Robotics

BifrostUMI: Bridging Robot-Free Demonstrations and Humanoid Whole-Body Manipulation

Train a humanoid robot with just VR goggles and your own hands.

Deep Dive

BifrostUMI, introduced by Chenhao Yu and five co-authors, tackles a core bottleneck in humanoid robotics: acquiring high-quality training data without expensive robot teleoperation setups. The framework uses lightweight VR devices to capture a human demonstrator's keypoint trajectories (sparse joint positions) and wrist-mounted RGB video. These multimodal streams feed a high-level policy network that predicts future keypoint trajectories conditioned on the visual context.

A key innovation is the robust keypoint retargeting pipeline, which maps these human-derived trajectories onto the robot's specific morphology, enabling a whole-body controller to execute the motions. The system was validated in two distinct experimental scenarios, demonstrating the transfer of diverse and agile behaviors from natural human motion to a humanoid embodiment.
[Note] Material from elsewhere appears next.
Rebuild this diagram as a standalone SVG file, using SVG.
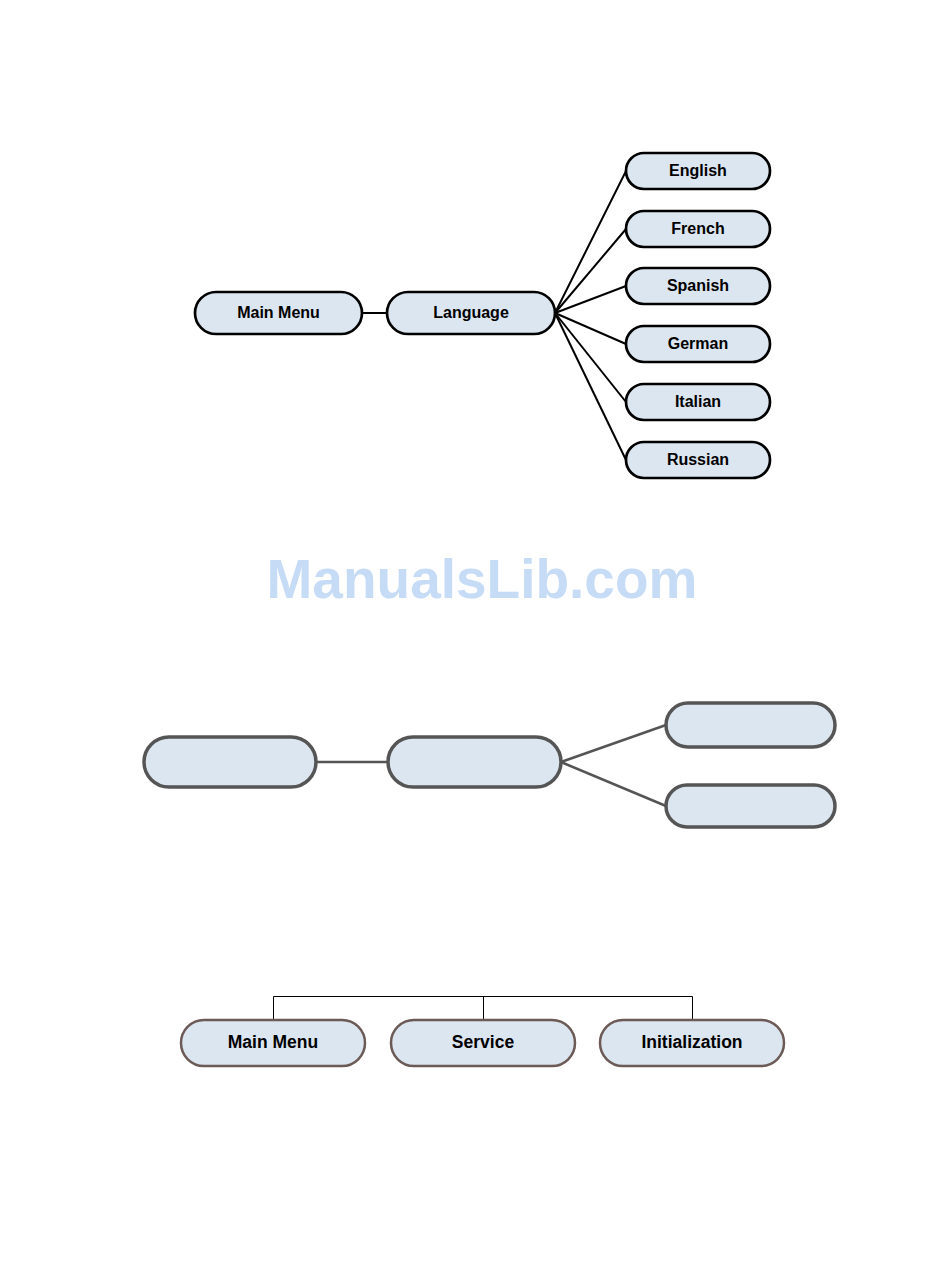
<svg xmlns="http://www.w3.org/2000/svg" width="950" height="1267" viewBox="0 0 950 1267">
<style>
.n1 rect{fill:#dce6f0;stroke:#000;stroke-width:2.7}
.n2 rect{fill:#dce6f0;stroke:#555;stroke-width:3.5}
.n3 rect{fill:#dce6f0;stroke:#6b5a55;stroke-width:2.5}
.t1{font-family:"Liberation Sans",Arial,sans-serif;font-weight:bold;font-size:16px;fill:#000;text-anchor:middle}
.t3{font-family:"Liberation Sans",Arial,sans-serif;font-weight:bold;font-size:17.5px;fill:#000;text-anchor:middle}
.c1 line{stroke:#000;stroke-width:2}
.c2 line{stroke:#555;stroke-width:2.5}
.c3 line,.c3 path{stroke:#000;stroke-width:1;fill:none}
</style>
<rect width="950" height="1267" fill="#fff"/>
<g id="connectors">
<g class="c1">
<line x1="362" y1="313" x2="387" y2="313"/>
<line x1="555" y1="313" x2="626" y2="171"/>
<line x1="555" y1="313" x2="626" y2="229"/>
<line x1="555" y1="313" x2="626" y2="286"/>
<line x1="555" y1="313" x2="626" y2="344"/>
<line x1="555" y1="313" x2="626" y2="402"/>
<line x1="555" y1="313" x2="626" y2="460"/>
</g>
<g class="c2">
<line x1="316" y1="762" x2="388" y2="762"/>
<line x1="561" y1="762" x2="666" y2="725"/>
<line x1="561" y1="762" x2="666" y2="806"/>
</g>
<g class="c3">
<path d="M273.5 1020 V996.5 H692.5 V1020"/>
<line x1="483.5" y1="996.5" x2="483.5" y2="1020"/>
</g>
</g>
<g id="top-main-menu" class="n1"><rect x="195" y="292" width="167" height="42" rx="21"/><text class="t1" x="278.5" y="318">Main Menu</text></g>
<g id="top-language" class="n1"><rect x="387" y="292" width="168" height="42" rx="21"/><text class="t1" x="471" y="318">Language</text></g>
<g id="english" class="n1"><rect x="626" y="153" width="144" height="36" rx="18"/><text class="t1" x="698" y="176">English</text></g>
<g id="french" class="n1"><rect x="626" y="211" width="144" height="36" rx="18"/><text class="t1" x="698" y="234">French</text></g>
<g id="spanish" class="n1"><rect x="626" y="268" width="144" height="36" rx="18"/><text class="t1" x="698" y="291">Spanish</text></g>
<g id="german" class="n1"><rect x="626" y="326" width="144" height="36" rx="18"/><text class="t1" x="698" y="349">German</text></g>
<g id="italian" class="n1"><rect x="626" y="384" width="144" height="36" rx="18"/><text class="t1" x="698" y="407">Italian</text></g>
<g id="russian" class="n1"><rect x="626" y="442" width="144" height="36" rx="18"/><text class="t1" x="698" y="465">Russian</text></g>
<text x="482" y="598" font-family="'Liberation Sans',Arial,sans-serif" font-weight="bold" font-size="55" fill="#c6dbf6" text-anchor="middle">ManualsLib.com</text>
<g id="mid-left" class="n2"><rect x="144" y="737" width="172" height="50" rx="25"/></g>
<g id="mid-center" class="n2"><rect x="388" y="737" width="173" height="50" rx="25"/></g>
<g id="mid-top-right" class="n2"><rect x="666" y="703" width="169" height="44" rx="22"/></g>
<g id="mid-bottom-right" class="n2"><rect x="666" y="785" width="169" height="42" rx="21"/></g>
<g id="bottom-main-menu" class="n3"><rect x="181" y="1020" width="184" height="46" rx="23"/><text class="t3" x="273" y="1048">Main Menu</text></g>
<g id="bottom-service" class="n3"><rect x="391" y="1020" width="184" height="46" rx="23"/><text class="t3" x="483" y="1048">Service</text></g>
<g id="bottom-initialization" class="n3"><rect x="600" y="1020" width="184" height="46" rx="23"/><text class="t3" x="692" y="1048">Initialization</text></g>
</svg>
This approach dramatically lowers the barrier for collecting massive, varied training datasets for humanoid robots, potentially accelerating progress in dexterous manipulation and locomotion.

Key Points
  • BifrostUMI uses lightweight VR headsets to capture human keypoint trajectories and wrist-camera video, eliminating the need for robot teleoperation hardware.
  • A high-level policy network predicts future keypoint trajectories from visual features, then a retargeting pipeline maps them to any humanoid robot's morphology.
  • Validated across two distinct scenarios, showing successful transfer of diverse agile behaviors from human to humanoid whole-body control.

Why It Matters

Robot-free data collection could democratize humanoid training, reducing hardware costs while enabling richer, more natural demonstrations.